The convoy of US armored vehicles took up positions at the village of Darbasiyah in the northeastern Hasakah province, a few hundred meters from the Turkey border.
It was the second time American armored troops had stepped in to separate Turkish and the Kurdish YPG militia that leads the Syrian Democratic Force (SDF), to which the Americans assign a major role in the offensive to capture Raqqa from ISIS. On March 17, US Marines advanced towards the northern Syrian town of Manbij when the Turkish army was on the point of fighting the Kurdish militia for control of the town.
However, on April 24, the Turkish air force went into action against the PKK (Kurdish Workers Party) base near Sinjar on Mount Karachok in Iraq, wiping out ammunition dumps and weapons store - but also against a YPG command center in northeastern Syria, claiming they were both hubs of a conjoined terrorist entity.
By its twin operation, Ankara emphasized that Turkey was very much present in the Syrian and Iraqi arenas and informed Presidents Donald Trump and Vladimir Putin that Turkey’s view of its national security interests in those arenas took precedence over helping to promote the two powers’ objectives.
The Pentagon responded Friday, April 28, that the US wants the SDF to focus on liberating the ISIS-held town of Tabqa and the ISIS capital of Raqqa “and not be drawn into conflicts elsewhere.”
The movements of Turkish jets in Syrian air space are routinely reported and coordinated in advance with Russian and American air force command centers in Syria.
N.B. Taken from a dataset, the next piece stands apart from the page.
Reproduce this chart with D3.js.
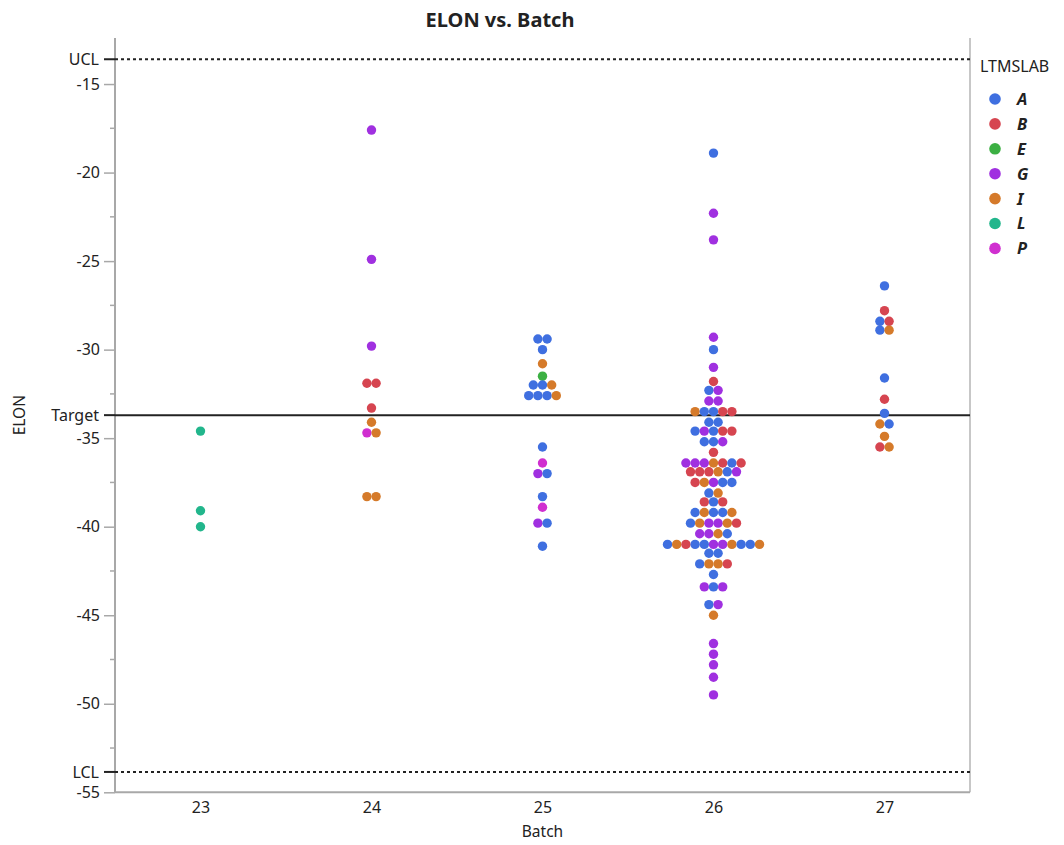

The YPG commanders therefore took note that neither the Russians nor the Americans chose to warn Turkey off its plans to hammer the US-aligned Kurdish militia. They feared this would happen when they threw in their lot with the American forces. But the US command in Syria promised them protection under an American ground and aerial umbrella.
After the Turkish attack, the Trump administration, seeing the Kurdish militia had one foot out of the door of the alliance versus ISIS, was forced to choose between losing the operation’s spearhead or spreading the American umbrella to avert more Turkish attacks.
By sending another contingent of marines over to Syria - “We have US forces that are there throughout the. entire northern Syria that operate with our Syrian Democratic Force partners,” Pentagon spokesman Army Capt. Jeff Davis said – President Donald Trump made a fateful choice: In the face of Turkish President Tayyip Edrogan’s threats of all-out war on the Kurds, he decided to commit US military forces to keeping the Kurdish militia safe under the US military wing and fully focused on the main objective of defeating ISIS.
The potential of a rare military run-in between two members of NATO may now be in store for the US president. And pretty soon, there may be fireworks when he sits down opposite Erdogan at the NATO summit in Brussels on May 25.